Restate the listing that follows word for word, without its pictures.
===== Given information =====
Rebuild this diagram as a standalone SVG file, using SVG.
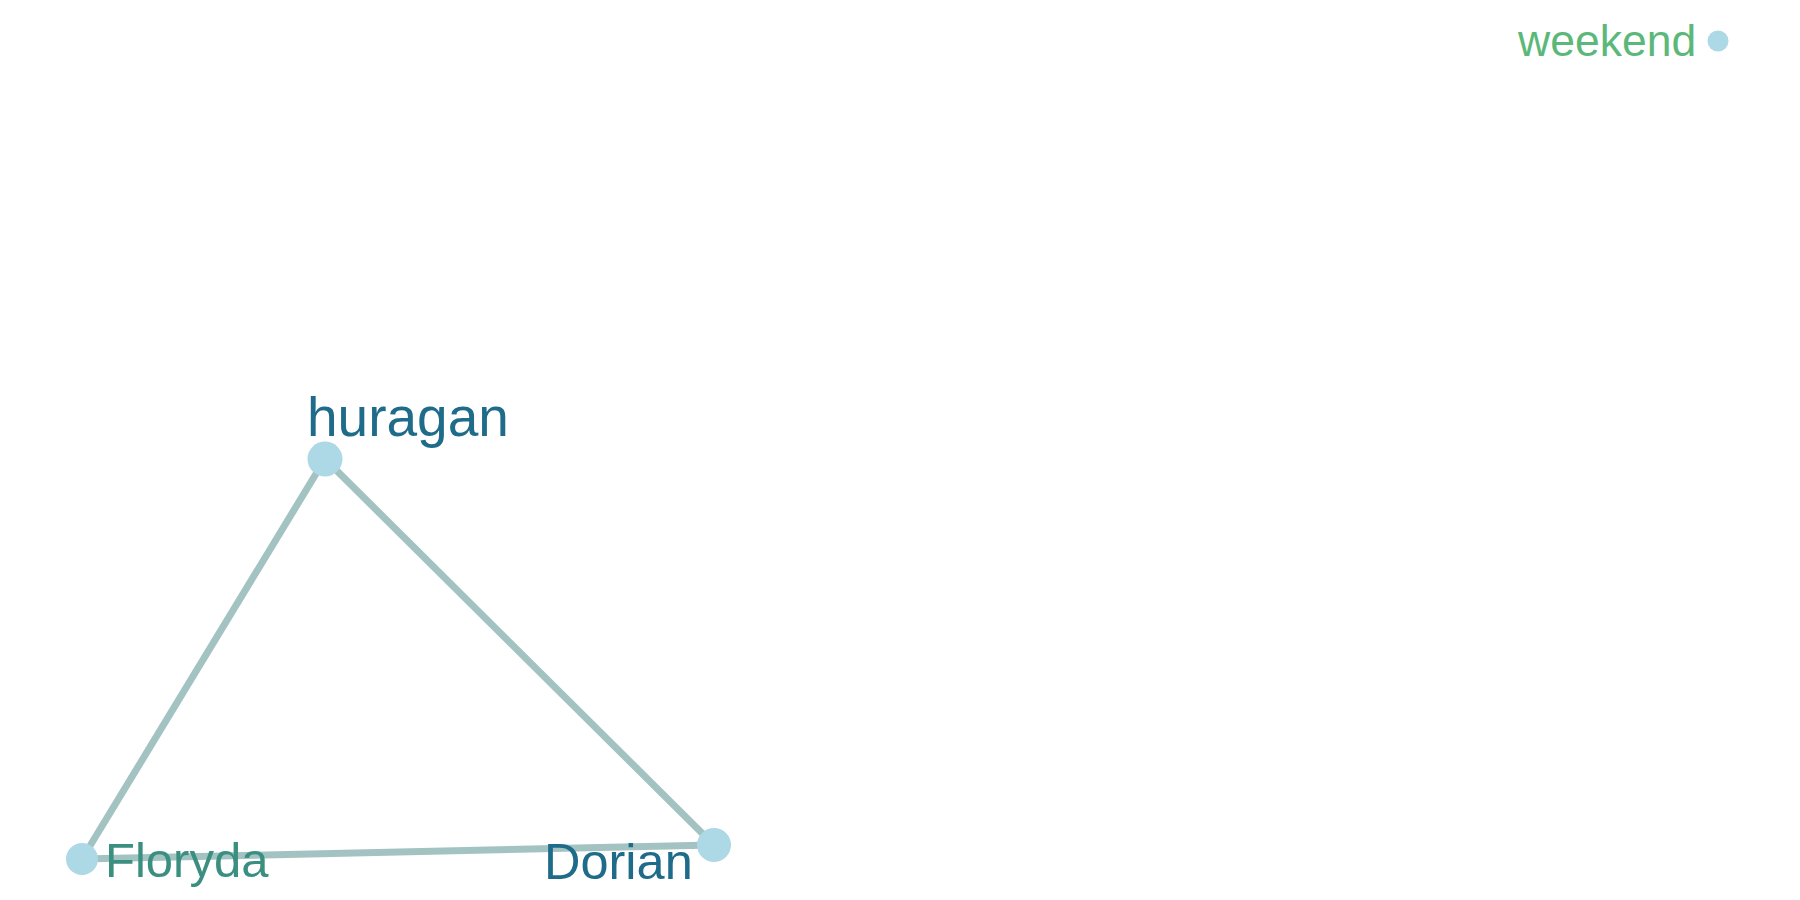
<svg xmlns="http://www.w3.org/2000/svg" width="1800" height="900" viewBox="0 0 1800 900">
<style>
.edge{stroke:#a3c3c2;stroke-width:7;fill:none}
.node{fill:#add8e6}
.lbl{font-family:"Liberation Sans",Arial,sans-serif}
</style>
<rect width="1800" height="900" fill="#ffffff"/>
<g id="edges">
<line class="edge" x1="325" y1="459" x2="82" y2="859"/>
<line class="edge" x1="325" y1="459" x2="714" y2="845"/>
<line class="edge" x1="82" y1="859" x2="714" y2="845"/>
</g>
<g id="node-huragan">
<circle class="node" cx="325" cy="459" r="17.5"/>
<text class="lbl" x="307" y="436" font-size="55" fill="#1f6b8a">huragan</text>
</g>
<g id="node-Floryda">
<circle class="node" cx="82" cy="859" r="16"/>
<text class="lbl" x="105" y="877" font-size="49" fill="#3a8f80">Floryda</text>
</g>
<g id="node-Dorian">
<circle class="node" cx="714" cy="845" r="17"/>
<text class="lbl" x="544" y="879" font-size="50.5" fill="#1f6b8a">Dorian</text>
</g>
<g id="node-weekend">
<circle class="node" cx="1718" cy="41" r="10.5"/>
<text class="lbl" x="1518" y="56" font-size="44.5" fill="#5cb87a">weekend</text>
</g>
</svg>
=====
§ Written response:
Rebuild this diagram as a standalone SVG file, using SVG.
<svg xmlns="http://www.w3.org/2000/svg" width="1800" height="900" viewBox="0 0 1800 900">
<style>
.edge{stroke:#a3c3c2;stroke-width:7;fill:none}
.node{fill:#add8e6}
.lbl{font-family:"Liberation Sans",Arial,sans-serif}
</style>
<rect width="1800" height="900" fill="#ffffff"/>
<g id="edges">
<line class="edge" x1="325" y1="459" x2="82" y2="859"/>
<line class="edge" x1="325" y1="459" x2="714" y2="845"/>
<line class="edge" x1="82" y1="859" x2="714" y2="845"/>
</g>
<g id="node-huragan">
<circle class="node" cx="325" cy="459" r="17.5"/>
<text class="lbl" x="307" y="436" font-size="55" fill="#1f6b8a">huragan</text>
</g>
<g id="node-Floryda">
<circle class="node" cx="82" cy="859" r="16"/>
<text class="lbl" x="105" y="877" font-size="49" fill="#3a8f80">Floryda</text>
</g>
<g id="node-Dorian">
<circle class="node" cx="714" cy="845" r="17"/>
<text class="lbl" x="544" y="879" font-size="50.5" fill="#1f6b8a">Dorian</text>
</g>
<g id="node-weekend">
<circle class="node" cx="1718" cy="41" r="10.5"/>
<text class="lbl" x="1518" y="56" font-size="44.5" fill="#5cb87a">weekend</text>
</g>
</svg>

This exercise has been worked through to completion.